Зимой Берта тяжело заболела. Суровая зима и ветхая одежда спровоцировали ревматизм. Дело дошло до того, что она не могла ложку держать в руке. Её подруги позвонили в техникум, где я учился, но мне об этом звонке ничего не передали. Мама почувствовала что-то неладное и приехала на колхозной машине. Берту завернули в одеяло и положили в кузов. Мама села рядом, а я остался стоять в кузове, держась за борт машины. Накануне в городе была оттепель, мои ботинки промокли и теперь от ночного мороза они постепенно промерзали. Не доехав трех километров до дома, машина застряла в глубоком снегу. Пришлось нам с ещё одним парнем из колхоза идти пешком за помощью. Там нашли двух волов и отправили их к машине с провожатым. Сами мы уже не могли идти, ибо обмороженные ноги не давали покоя. С Бертой я пробыл дома некоторое время, пока со здоровьем не стало лучше.
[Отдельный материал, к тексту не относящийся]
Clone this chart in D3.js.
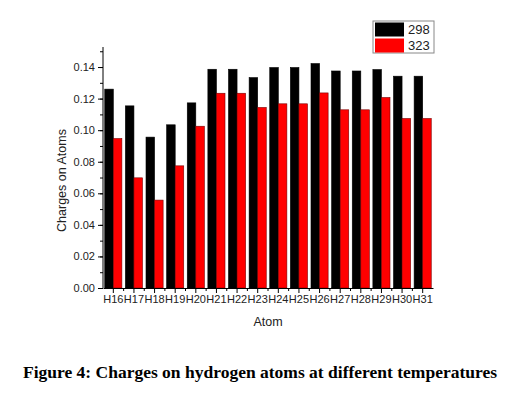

На третьем курсе я всё больше интересовался специальными предметами своей будущей профессии. Теперь я чаще обращал внимание на качество дорог и улиц, размышляя над их улучшением. В техникуме не было подготовленных преподавателей по специальным предметам. Лекции читали специалисты различных организаций. Так мостостроение преподавал главный инженер Главного Дорожного Управления республики Григорий Андреевич Егурнов; дорожно-строительные машины – зам. министра коммунального хозяйства республики - Владимир Викторович Шестаков. Лекции по статике сооружений вёл бывший профессор Куйбышевского Авиационного института Иван Андреевич Верзин. Он отсидел в годы сталинских репрессий десять лет и чудом остался жив. После заключения ему не было разрешено читать лекции в институтах. Лекции по дорожному делу читал директор техникума Константин Иванович Мелешкин. Все они были первоклассными специалистами своего дела.